= Everything Will Be Fine (1998 film) =

1998 television film directed by Angelina Maccarone

Everything Will Be Fine (Alles wird gut) is a German comedy film written by Angelina Maccarone and Fatima El-Tayeb, released in 1998. Everything Will Be Fine was one of the first German films since Toxi with a Black German female protagonist. Additionally, it was the first German comedy with a non-white protagonist. The film aired on German TV and brought novelty to German film through its use of comedy to highlight racism. Maccarone drew from screwball comedy of the 1930s and took it back, made it witty, and “queered” it. Additionally, Everything Will Be Fine moved away from a “problem film”, one that accentuates strangeness, to a film that highlights black female protagonists who are self-sufficient and free. The film highlights different ways of being Black, Queer, and German, The black characters were not depicted as strangers or problems for the German nation through Maccarone's ability to show the “everydayness” of black Germans.

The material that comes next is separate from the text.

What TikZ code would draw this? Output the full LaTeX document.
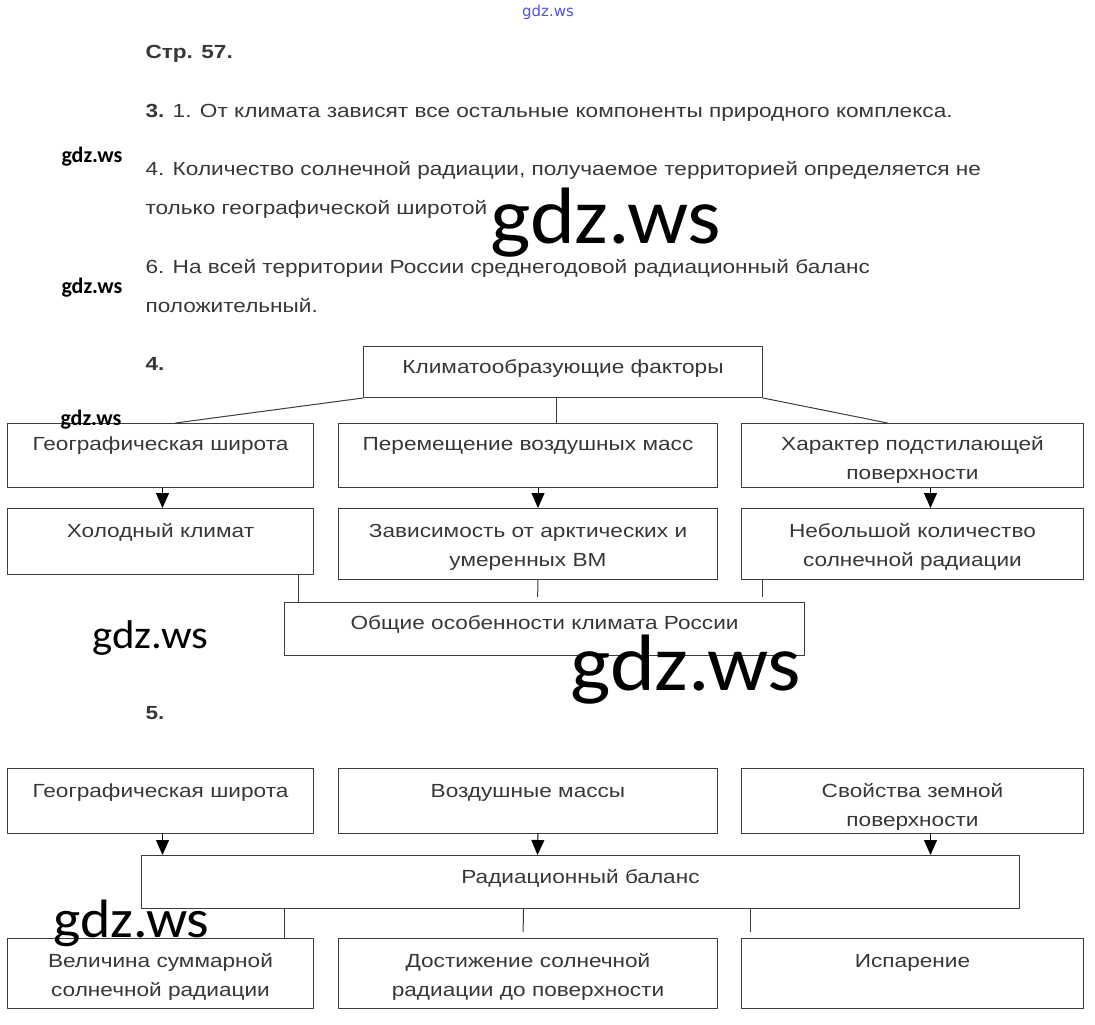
\documentclass[tikz,border=0pt]{standalone}
\usepackage{fontspec}
\setmainfont[FakeStretch=1.19]{Liberation Sans}
\newfontfamily\wmfont[FakeStretch=1.07]{Carlito}
\newfontfamily\wmsfont{Carlito}
\newfontfamily\linkfont{DejaVu Sans}
\usetikzlibrary{arrows.meta}
\definecolor{txt}{RGB}{55,55,55}
\definecolor{linec}{RGB}{60,60,60}
\definecolor{linkc}{RGB}{80,80,225}
\begin{document}
\begin{tikzpicture}[x=1pt, y=-1pt, line width=1pt, line join=round, >={Triangle[length=15pt,width=13pt]},
	every node/.style={text=txt, font=\fontsize{19}{29}\selectfont},
	box/.style n args={3}{draw=linec, anchor=north west, inner sep=0pt, align=center, text width=#1, text height=#2, text depth=#3},
	para/.style={anchor=base west, inner sep=0pt},
	wm/.style={anchor=base west, inner sep=0pt, text=black, font=\wmfont\fontsize{#1}{#1}\selectfont},
	wms/.style={anchor=base west, inner sep=0pt, text=black, font=\wmsfont\bfseries\fontsize{22}{22}\selectfont}]
	\useasboundingbox (0,0) rectangle (1095,1025);
	% text of the page
	\node[para, font=\bfseries\fontsize{19}{29}\selectfont] (p0) at (145,59) {Стр. 57.};
	\node[para] (p1) at (145,117) {\textbf{3.} 1. От климата зависят все остальные компоненты природного комплекса.};
	\node[para] (p2) at (145,175) {4. Количество солнечной радиации, получаемое территорией определяется не};
	\node[para] (p3) at (145,214) {только географической широтой};
	\node[para] (p4) at (145,273) {6. На всей территории России среднегодовой радиационный баланс};
	\node[para] (p5) at (145,312) {положительный.};
	% task 4
	\node[para, font=\bfseries\fontsize{19}{29}\selectfont] (n4) at (145,370) {4.};
	\node[box={399pt}{27pt}{24pt}] (kf) at (363,346) {Климатообразующие факторы};
	\node[box={306pt}{27pt}{37pt}] (g1) at (7,423) {Географическая широта};
	\node[box={379pt}{27pt}{37pt}] (g2) at (338,423) {Перемещение воздушных масс};
	\node[box={342pt}{27pt}{37pt}] (g3) at (741,423) {Характер подстилающей\\поверхности};
	\node[box={306pt}{29pt}{37pt}] (h1) at (7,508) {Холодный климат};
	\node[box={379pt}{29pt}{42pt}] (h2) at (338,508) {Зависимость от арктических и\\умеренных ВМ};
	\node[box={342pt}{29pt}{42pt}] (h3) at (741,508) {Небольшой количество\\солнечной радиации};
	\node[box={520pt}{27pt}{26pt}] (ob) at (284,602) {Общие особенности климата России};
	\draw[linec] (kf.south west) -- ([xshift=15pt]g1.north);
	\draw[linec] ([xshift=-7pt]kf.south) -- ([xshift=28pt]g2.north);
	\draw[linec] (kf.south east) -- ([xshift=-25pt]g3.north);
	\foreach \u/\v/\s in {g1/h1/2, g2/h2/10, g3/h3/18}
		\draw[->] ([xshift=\s pt]\u.south) -- ([xshift=\s pt]\v.north);
	\draw[linec] ([xshift=138pt]h1.south) -- ([xshift=-246pt]ob.north);
	\draw[linec, shorten >=5pt] ([xshift=10pt]h2.south) -- ([xshift=-7pt]ob.north);
	\draw[linec, shorten >=5pt] ([xshift=-150pt]h3.south) -- ([xshift=218pt]ob.north);
	% task 5
	\node[para, font=\bfseries\fontsize{19}{29}\selectfont] (n5) at (145,719) {5.};
	\node[box={306pt}{29pt}{36pt}] (a1) at (7,768) {Географическая широта};
	\node[box={379pt}{29pt}{36pt}] (a2) at (338,768) {Воздушные массы};
	\node[box={342pt}{29pt}{36pt}] (a3) at (741,768) {Свойства земной\\поверхности};
	\node[box={878pt}{28pt}{25pt}] (rb) at (141,855) {Радиационный баланс};
	\node[box={306pt}{29pt}{41pt}] (b1) at (7,938) {Величина суммарной\\солнечной радиации};
	\node[box={379pt}{29pt}{41pt}] (b2) at (338,938) {Достижение солнечной\\радиации до поверхности};
	\node[box={342pt}{29pt}{41pt}] (b3) at (741,938) {Испарение};
	\foreach \u/\s/\t in {a1/2/-418, a2/10/-43, a3/18/350}
		\draw[->] ([xshift=\s pt]\u.south) -- ([xshift=\t pt]rb.north);
	\draw[linec] ([xshift=-296pt]rb.south) -- ([xshift=124pt]b1.north);
	\draw[linec, shorten >=6pt] ([xshift=-57pt]rb.south) -- ([xshift=-5pt]b2.north);
	\draw[linec, shorten >=6pt] ([xshift=170pt]rb.south) -- ([xshift=-162pt]b3.north);
	% watermarks
	\node[anchor=base, inner sep=0pt, text=linkc, font=\linkfont\fontsize{15}{15}\selectfont] (lk) at (548,17) {gdz.ws};
	\node[wms] (w1) at (61,162) {gdz.ws};
	\node[wms] (w2) at (61,293) {gdz.ws};
	\node[wms] (w3) at (60,425) {gdz.ws};
	\node[wm=80] (w4) at (490,243) {gdz.ws};
	\node[wm=40] (w5) at (92,648) {gdz.ws};
	\node[wm=80] (w6) at (570,690) {gdz.ws};
	\node[wm=54] (w7) at (53,937) {gdz.ws};
\end{tikzpicture}
\end{document}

This is in stark contrast to Toxi, a 1952 German film, that highlights Toxi, a young black German girl, as a problem.

== Cast ==
- Kati Luzie Stüdemann as Nabou
- Chantal de Freitas as Kim
- Isabella Parkinson as Giuseppa
- Pierre Sanoussi-Bliss as Kofi
- Aglaia Szyszkowitz as Katja
- Uwe Rohde as Dieter

== Reception ==
The film won the Best Feature Film Award at the 1998 Paris Lesbian and Feminist Film Festival, and the Audience Award at the 1998 Inside Out Film and Video Festival.